Bediüzzaman Said Nursî Hazretleri’nin en doğru müellif ve en muhakkik hakîm dediği Sâdi-i Şirâzî’nin Bostan ve Gülistan isimli eserinden bir hikâye aktarmak istiyoruz.
Birisi müşkül bir meselenin halli için Hazreti Ali’ye müracaat etti.

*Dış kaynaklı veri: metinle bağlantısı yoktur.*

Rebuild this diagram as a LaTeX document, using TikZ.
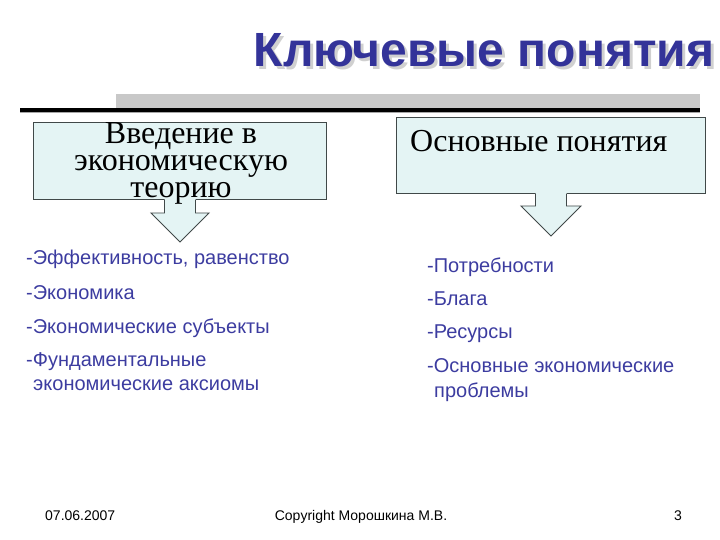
\documentclass[tikz,border=0pt]{standalone}
\usepackage{fontspec}
\setmainfont{Liberation Serif}
\setsansfont{Liberation Sans}
\usetikzlibrary{calc}
\definecolor{titleblue}{HTML}{333399}
\definecolor{listblue}{HTML}{3C3CA0}
\definecolor{boxfill}{HTML}{E4F4F4}
\definecolor{boxline}{HTML}{404848}
\definecolor{bargray}{HTML}{C8C8C8}
\tikzset{
  box/.style={draw=boxline,line width=1pt,fill=boxfill,inner sep=0pt,anchor=north west},
  arrowfill/.style={fill=boxfill},
  arrowline/.style={draw=boxline,line width=0.9pt,line join=miter},
  listitem/.style={anchor=base west,text=listblue,font=\sffamily\fontsize{20}{24.5}\selectfont,align=left,inner sep=0pt},
  foot/.style={font=\sffamily\fontsize{14}{16}\selectfont,inner sep=0pt,anchor=base},
  boxtext/.style={font=\rmfamily\fontsize{32}{27}\selectfont,inner sep=0pt},
  titletext/.style={font=\sffamily\bfseries\fontsize{48}{50}\selectfont,inner sep=0pt}
}
\begin{document}
\begin{tikzpicture}[x=1pt,y=-1pt]
\useasboundingbox (0,0) rectangle (720,540);
% title with shadow
\node (shadow) [titletext,text=bargray!85] at (487,53) {Ключевые понятия};
\node (title) [titletext,text=titleblue] at (484,50) {Ключевые понятия};
% rules
\fill[bargray] (116,94) rectangle (700,108);
\fill[black] (20,108.5) rectangle (700,112);
\fill[gray!70] (20,112) rectangle (700,113.5);
% boxes
\node (lb) [box,minimum width=293pt,minimum height=77pt] at (33,122) {};
\node (rb) [box,minimum width=309pt,minimum height=76pt] at (396,117) {};
% arrows
\begin{scope}[shift={(lb.south)}]
  \fill[arrowfill] (-15.5,-1.5) -- (-15.5,13) -- (-29,13) -- (0,42) -- (29,13) -- (15.5,13) -- (15.5,-1.5) -- cycle;
  \draw[arrowline] (-15.5,0) -- (-15.5,13) -- (-29,13) -- (0,42) -- (29,13) -- (15.5,13) -- (15.5,0);
\end{scope}
\begin{scope}[shift={(rb.south)}]
  \fill[arrowfill] (-15.5,-1.5) -- (-15.5,12) -- (-30,12) -- (0,42) -- (30,12) -- (15.5,12) -- (15.5,-1.5) -- cycle;
  \draw[arrowline] (-15.5,0) -- (-15.5,12) -- (-30,12) -- (0,42) -- (30,12) -- (15.5,12) -- (15.5,0);
\end{scope}
% box texts
\node (lbt) [boxtext,align=center] at (181,163) {Введение в\\экономическую\\теорию};
\node (rbt) [boxtext,anchor=west] at (410,141) {Основные понятия};
% left list
\node (l1) [listitem] at (26,264) {-Эффективность, равенство};
\node (l2) [listitem] at (26,299.5) {-Экономика};
\node (l3) [listitem] at (26,333) {-Экономические субъекты};
\node (l4) [listitem] at (26,366) {-Фундаментальные};
\node (l5) [listitem] at (26,390) {\hspace*{7pt}экономические аксиомы};
% right list
\node (r1) [listitem] at (427,272) {-Потребности};
\node (r2) [listitem] at (427,305) {-Блага};
\node (r3) [listitem] at (427,338) {-Ресурсы};
\node (r4) [listitem] at (427,372) {-Основные экономические};
\node (r5) [listitem] at (427,397) {\hspace*{7pt}проблемы};
% footer
\node (date) [foot,anchor=base west] at (45,520) {07.06.2007};
\node (copy) [foot] at (361,520) {Copyright Морошкина М.В.};
\node (page) [foot] at (678,520) {3};
\end{tikzpicture}
\end{document}
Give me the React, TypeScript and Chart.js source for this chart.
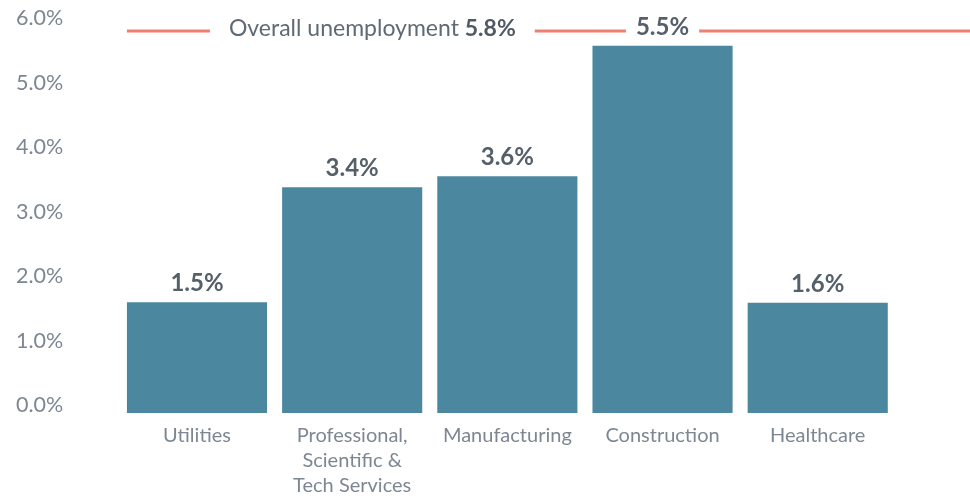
import React, { useEffect, useRef } from "react";
import { Chart, registerables } from "chart.js";

Chart.register(...registerables);

const categories: (string | string[])[] = [
  "Utilities",
  ["Professional,", "Scientific &", "Tech Services"],
  "Manufacturing",
  "Construction",
  "Healthcare",
];
const barValues = [1.6, 3.38, 3.55, 5.57, 1.59];
const valueLabels = ["1.5%", "3.4%", "3.6%", "5.5%", "1.6%"];
const yTicks = [0, 1, 2, 3, 4, 5, 6];
const overallValue = 5.8;
const overallText = "Overall unemployment ";
const overallValueText = "5.8%";

const FONT = "Lato";
const BAR_COLOR = "#4c87a0";
const TICK_COLOR = "#7d8792";
const LABEL_COLOR = "#55606a";
const LINE_COLOR = "#ef7f73";
const Y_MIN = -0.116;

const overlayPlugin = {
  id: "overlay",
  afterDatasetsDraw(chart: any) {
    const { ctx, chartArea, scales } = chart;
    const y = scales.y;
    const meta = chart.getDatasetMeta(0);
    const first = meta.data[0];
    const lineY = y.getPixelForValue(overallValue);
    ctx.save();
    // line
    ctx.strokeStyle = LINE_COLOR;
    ctx.lineWidth = 3;
    ctx.beginPath();
    ctx.moveTo(first.x - first.width / 2, lineY);
    ctx.lineTo(chart.width, lineY);
    ctx.stroke();

    // overall label
    const normalFont = `400 23px ${FONT}`;
    const boldFont = `700 23px ${FONT}`;
    ctx.font = normalFont;
    const w1 = ctx.measureText(overallText).width;
    ctx.font = boldFont;
    const w2 = ctx.measureText(overallValueText).width;
    const total = w1 + w2;
    const cx = chartArea.left + (chartArea.right - chartArea.left) * 0.326;
    const x0 = cx - total / 2;
    ctx.fillStyle = "#ffffff";
    ctx.fillRect(x0 - 19, lineY - 8, total + 38, 16);
    ctx.textBaseline = "alphabetic";
    ctx.textAlign = "left";
    ctx.font = normalFont;
    ctx.fillStyle = "#5f6a74";
    ctx.fillText(overallText, x0, lineY + 5);
    ctx.font = boldFont;
    ctx.fillStyle = "#505a64";
    ctx.fillText(overallValueText, x0 + w1, lineY + 5);

    // value labels
    ctx.font = `700 24px ${FONT}`;
    meta.data.forEach((bar: any, i: number) => {
      const t = valueLabels[i];
      const w = ctx.measureText(t).width;
      const by = bar.y - 11;
      ctx.fillStyle = "#ffffff";
      ctx.fillRect(bar.x - w / 2 - 10, by - 19, w + 20, 23);
      ctx.fillStyle = LABEL_COLOR;
      ctx.textAlign = "center";
      ctx.fillText(t, bar.x, by);
    });
    ctx.restore();
  },
};

export default function App() {
  const ref = useRef<HTMLCanvasElement>(null);
  useEffect(() => {
    document.body.style.margin = "0";
    const chart = new Chart(ref.current!, {
      type: "bar",
      data: {
        labels: categories,
        datasets: [
          {
            data: barValues,
            backgroundColor: BAR_COLOR,
            base: Y_MIN,
            barPercentage: 0.903,
            categoryPercentage: 1,
          } as any,
        ],
      },
      options: {
        animation: false,
        responsive: false,
        maintainAspectRatio: false,
        layout: { padding: { left: 16, right: 74.7, top: 18, bottom: 0 } },
        plugins: { legend: { display: false }, tooltip: { enabled: false } },
        scales: {
          x: {
            grid: { display: false, drawTicks: false },
            border: { display: false },
            ticks: {
              color: TICK_COLOR,
              font: { family: FONT, size: 20, lineHeight: 1.25 },
              padding: 10,
              maxRotation: 0,
              autoSkip: false,
            },
            afterFit: (s: any) => {
              s.height = 83;
            },
          },
          y: {
            min: Y_MIN,
            max: 6,
            grid: { display: false, drawTicks: false },
            border: { display: false },
            ticks: {
              color: TICK_COLOR,
              font: { family: FONT, size: 21.5 },
              crossAlign: "far",
              callback: (v: any) => Number(v).toFixed(1) + "%",
            },
            afterBuildTicks: (s: any) => {
              s.ticks = yTicks.map((v) => ({ value: v }));
            },
            afterFit: (s: any) => {
              s.width = 103.4;
            },
          },
        },
      },
      plugins: [overlayPlugin],
    });
    return () => chart.destroy();
  }, []);
  return (
    <div style={{ width: 970, height: 496 }}>
      <canvas ref={ref} width={970} height={496} style={{ width: 970, height: 496 }} />
    </div>
  );
}
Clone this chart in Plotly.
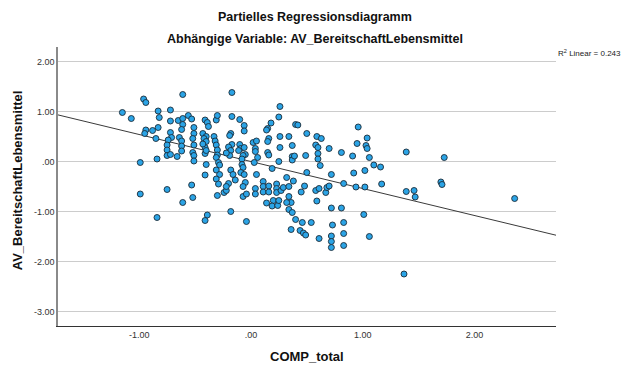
import plotly.graph_objects as go

# Partial regression residuals: COMP_total (x) vs AV_BereitschaftLebensmittel (y)
comp_total = [
    -1.15, -1.07, -0.96, -0.94, -0.99, -0.99, -0.94, -0.95, -0.88, -0.83,
    -0.85, -0.83, -0.82, -0.84, -0.84, -0.75, -0.72, -0.72, -0.72, -0.71,
    -0.74, -0.75, -0.75, -0.75, -0.72, -0.61, -0.65, -0.61, -0.61, -0.62,
    -0.64, -0.62, -0.62, -0.62, -0.66, -0.61, -0.56, -0.53, -0.51, -0.51,
    -0.52, -0.51, -0.52, -0.51, -0.51, -0.53, -0.52, -0.41, -0.39, -0.38,
    -0.43, -0.40, -0.42, -0.40, -0.41, -0.41, -0.40, -0.41, -0.39, -0.41,
    -0.43, -0.40, -0.31, -0.30, -0.33, -0.32, -0.31, -0.30, -0.30, -0.31,
    -0.29, -0.28, -0.31, -0.28, -0.31, -0.29, -0.30, -0.24, -0.22, -0.17,
    -0.17, -0.10, -0.06, -0.06, -0.18, -0.19, -0.17, -0.20, -0.18, -0.19,
    -0.22, -0.10, -0.09, -0.06, -0.11, -0.05, -0.07, -0.08, -0.08, -0.07,
    -0.09, -0.18, -0.16, -0.06, -0.14, -0.05, -0.20, -0.18, -0.07, -0.07,
    -0.04, -0.04, -0.22, 0.02, 0.05, 0.04, 0.04, 0.06, 0.03, 0.05,
    0.04, 0.04, 0.15, 0.18, 0.14, 0.16, 0.15, 0.15, 0.16, 0.19,
    0.11, 0.11, 0.11, 0.16, 0.16, 0.14, 0.25, 0.26, 0.26, 0.26,
    0.25, 0.23, 0.23, 0.23, 0.20, 0.19, 0.27, 0.24, 0.25, 0.34,
    0.37, 0.37, 0.37, 0.39, 0.40, 0.42, 0.38, 0.32, 0.29, 0.34,
    0.34, 0.36, 0.32, 0.34, 0.37, 0.40, 0.36, 0.50, 0.49, 0.50,
    0.48, 0.45, 0.46, 0.54, 0.44, 0.47, 0.49, 0.59, 0.63, 0.58,
    0.60, 0.60, 0.60, 0.62, 0.58, 0.61, 0.59, 0.61, 0.70, 0.72,
    0.67, 0.68, 0.70, 0.72, 0.73, 0.72, 0.72, 0.72, 0.81, 0.91,
    0.96, 1.04, 0.95, 1.03, 1.04, 1.06, 1.10, 1.16, 0.92, 1.02,
    0.83, 0.94, 1.02, 1.17, 0.81, 1.01, 0.83, 0.83, 1.06, 0.83,
    1.39, 1.73, 1.39, 1.46, 1.47, 1.70, 1.71, 1.37, 2.36,
]
av_bereitschaft = [
    0.98, 0.86, 1.25, 1.18, -0.02, -0.65, 0.63, 0.56, 0.62, 0.68,
    0.46, 1.01, 0.88, 0.05, -1.12, -0.56, 1.03, 0.81, 0.58, 0.48,
    0.43, 0.33, 0.23, 0.12, 0.14, 1.34, 0.82, 0.86, 0.74, 0.64,
    0.48, 0.41, 0.31, 0.21, 0.10, -0.82, 0.92, 0.85, 0.68, 0.56,
    0.46, 0.33, 0.18, 0.12, 0.01, -0.47, -0.72, 0.83, 0.78, 0.70,
    0.56, 0.50, 0.46, 0.40, 0.28, 0.16, -0.06, -0.27, -1.07, -1.18,
    0.35, 0.22, 0.83, 0.92, 0.50, 0.41, 0.33, 0.23, 0.13, 0.08,
    -0.02, -0.07, -0.17, -0.26, -0.35, -0.45, -0.68, -0.62, -0.58, 1.38,
    0.90, 0.84, 0.72, 0.61, 0.56, 0.52, 0.34, 0.29, 0.22, 0.12,
    0.17, 0.34, 0.26, 0.28, 0.22, 0.14, 0.12, 0.05, -0.06, -0.12,
    -0.22, -0.17, -0.26, -0.26, -0.37, -0.42, -0.44, -1.00, -0.50, -0.70,
    -0.65, -1.20, -0.50, 0.38, 0.41, 0.26, 0.20, 0.08, -0.02, -0.26,
    -0.54, -0.65, 0.66, 0.77, 0.63, 0.46, 0.40, 0.18, 0.13, -0.14,
    -0.40, -0.50, -0.61, -0.49, -0.61, -0.83, 0.89, 1.10, 0.50, 0.28,
    0.00, -0.45, -0.54, -0.62, -0.78, -0.89, -0.58, -0.88, -0.78, 0.50,
    0.32, 0.10, 0.03, 0.11, 0.74, 0.73, -0.39, -0.32, -0.52, -0.50,
    -0.70, -0.82, -0.82, -0.96, -1.02, -1.16, -1.36, 0.56, 0.12, -0.22,
    -0.49, -0.61, -1.22, -1.22, -1.38, -1.43, -1.47, 0.50, 0.46, 0.33,
    0.28, 0.16, 0.05, -0.08, -0.58, -0.54, -0.79, -1.54, 0.26, -0.26,
    -0.62, -0.52, -0.49, -0.93, -1.27, -1.49, -1.60, -1.72, 0.18, 0.11,
    0.69, 0.47, 0.36, 0.32, 0.26, 0.08, -0.07, -0.11, -0.23, -0.18,
    -0.44, -0.51, -0.51, -0.45, -0.93, -1.06, -1.22, -1.44, -1.50, -1.68,
    0.19, 0.08, -0.60, -0.58, -0.71, -0.41, -0.46, -2.25, -0.74,
]

# Fitted partial regression line (passes through the origin)
fit_slope = -0.54
fit_intercept = 0.0
r_squared = 0.243

x_range = [-1.726, 2.73]
y_range = [-3.29, 2.29]

x_tick_vals = [-1, 0, 1, 2]
x_tick_text = ["-1.00", ".00", "1.00", "2.00"]
y_tick_vals = [-3, -2, -1, 0, 1, 2]
y_tick_text = ["-3.00", "-2.00", "-1.00", ".00", "1.00", "2.00"]

font_family = "Liberation Sans, Arial, sans-serif"

fig = go.Figure()

fig.add_trace(go.Scatter(
    x=x_range,
    y=[fit_intercept + fit_slope * v for v in x_range],
    mode="lines",
    line=dict(color="#3a3a3a", width=1),
    hoverinfo="skip",
    showlegend=False,
))

fig.add_trace(go.Scatter(
    x=comp_total,
    y=av_bereitschaft,
    mode="markers",
    marker=dict(size=6, color="#2ba4e6", line=dict(color="#1b2b38", width=0.9)),
    showlegend=False,
))

fig.update_layout(
    width=628,
    height=367,
    margin=dict(l=58, r=72, t=47, b=41),
    paper_bgcolor="white",
    plot_bgcolor="white",
    font=dict(family=font_family, color="#222"),
    xaxis=dict(
        range=x_range,
        tickvals=x_tick_vals,
        ticktext=x_tick_text,
        showgrid=False,
        zeroline=False,
        showline=True,
        linecolor="#333",
        linewidth=1,
        ticks="",
        tickfont=dict(size=9, color="#333"),
        fixedrange=True,
    ),
    yaxis=dict(
        range=y_range,
        tickvals=y_tick_vals,
        ticktext=y_tick_text,
        showgrid=True,
        gridcolor="#cccccc",
        gridwidth=1,
        zeroline=False,
        showline=True,
        linecolor="#8a8a8a",
        linewidth=1.5,
        ticks="",
        tickfont=dict(size=9, color="#333"),
        fixedrange=True,
    ),
    annotations=[
        dict(text="<b>Partielles Regressionsdiagramm</b>", x=0.516, y=1.108,
             xref="paper", yref="paper", xanchor="center", yanchor="middle",
             showarrow=False, font=dict(size=12.5, color="#111")),
        dict(text="<b>Abhängige Variable: AV_BereitschaftLebensmittel</b>", x=0.516, y=1.029,
             xref="paper", yref="paper", xanchor="center", yanchor="middle",
             showarrow=False, font=dict(size=12.5, color="#111")),
        dict(text=f"R<sup>2</sup> Linear = {r_squared:.3f}", x=1.0, y=0.978,
             xref="paper", yref="paper", xanchor="left", yanchor="middle",
             showarrow=False, font=dict(size=8, color="#222")),
        dict(text="<b>COMP_total</b>", x=0.5, y=-0.11, xref="paper", yref="paper",
             xanchor="center", yanchor="middle", showarrow=False,
             font=dict(size=13, color="#111")),
        dict(text="<b>AV_BereitschaftLebensmittel</b>", x=-0.082, y=0.523,
             xref="paper", yref="paper", xanchor="center", yanchor="middle",
             textangle=-90, showarrow=False, font=dict(size=13, color="#111")),
    ],
)

fig.write_html("out.html")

Şehirler fetheden, düşmanları bağlıyan, İslâm’ın Emiri Hazreti Ali o husustaki bilgi ve düşüncesini söyledi. O mecliste hazır bulunan bir şahıs, Hazreti Ali’nin cevabına itiraz ile: “Ya Ebelhasen! Bu müşkülün cevabı buyurduğunuz veçhile değildir” dedi. O şahsın itirazına, büyük namdar, ilmi ve kemali herkesçe müsellem olan Hazreti Ali incinmedi. O şahısa: “Pekâlâ. Daha iyi bir hâl sureti bilirsen söyle.” dedi. Bunun üzerine o şahıs bildiğini söyledi ve doğrusunu söylemek lâzımsa, meseleyi pek güzel halletti. Hakkı söylemek, hakkı kabul etmek bir vazifedir. Güneş çeşmesi balçık ile sıvanmaz. Şahı Merdan Hazreti Ali o şahsın cevabını pek beğendi ve orada bulunan cemaate hitap ile “Ben yanılmışım, yanılmamak, insanların fevkinde olan bir Allah’a mahsustur. Bu zat daha iyi cevap buldu, daha doğru söyledi” dedi.
Böylece bir itiraz, büyük bir makam sahibi birisinin sözüne karşı yapılsaydı kibrinden onun yüzüne bakmadığı gibi; ‘büyüklerin huzurunda söz söylemek terbiyesizliktir, bir daha böyle edebsizlik etmeyesin’ der ve adamlarına emreder, onu huzurundan kovdurur, hem de haksız yere onu dövdürürdü. Arkadaş! Kimin başında büyüklük, benlik varsa onun hakkı, hakikati dinleyeceğini zannetme. Böyle benlik sahibi kimseler ilimden usanır; nasihatten arlanırlar. Evet, ne kadar yağmur yağsa, taş üzerinde gelincik çiçeği bitmez.
Eğer sende fazilet denizinin incileri varsa, haydi, kibirden, benlikten âzade olan kimselerin ayaklarına dök. Görmez misin gül, kendisini hakir gören kara toprakta biter. Kendisini büyük gören kimse kendisinden daha büyük kimse görmediğinden, gözü kimseyi görmez. Ey hakîm! Etek dolusu incilerini benlik ile dolmuş kimselerin üzerine saçma. Sen kendini övme, seni eller övsün. Eğer sen kendini översen, başkalarından methüsena bekleme.